In this week's Queen's Speech, the government confirmed it is bringing forward measures to give every UK household a legal right to a fast broadband connection.

The Digital Economy Bill states that a minimum broadband speed of 10Mbps will be guaranteed through a Broadband Universal Service Obligation (USO), although it points out that properties in the most remote areas may have to contribute to the cost of installation.

The legislation has been designed to improve access to high-speed broadband across the UK and establish the country as a "world leader in the digital economy".

However, the Internet Service Providers' Association (ISPA) has said it wants to see more details about how the government plans to achieve this outcome.
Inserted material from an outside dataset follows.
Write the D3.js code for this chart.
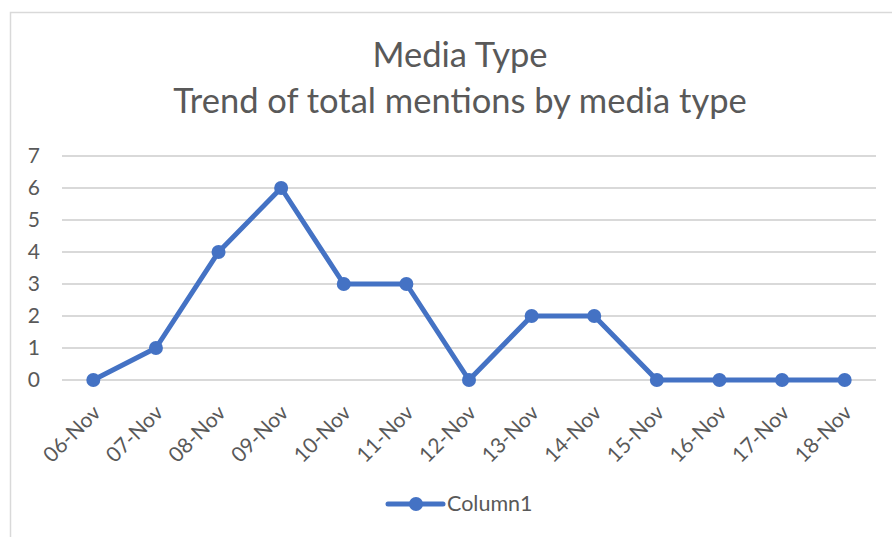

James Blessing, Chair of the ISPA, commented: "We support the principle of universal broadband, but there remain a number of questions surrounding the USO that still need to be addressed, including funding and the impact on the market, so that the benefits of broadband can be felt as widely and effectively as possible."

Mr Blessing also said further information is needed on the measures that have been announced for consumers, such as a new right to automatic compensation when their broadband service goes down.

He stated that this needs to include details of how they will fit in with the existing consumer redress framework.

Nevertheless, Mr Blessing insisted that ISPA is pleased that the digital economy has been placed "front and centre" of the government's upcoming legislative programme.

"The internet industry has invested significantly in making the UK a world leader in digital provision and will continue to do so, and so we support government action to remove barriers to rollout," he added.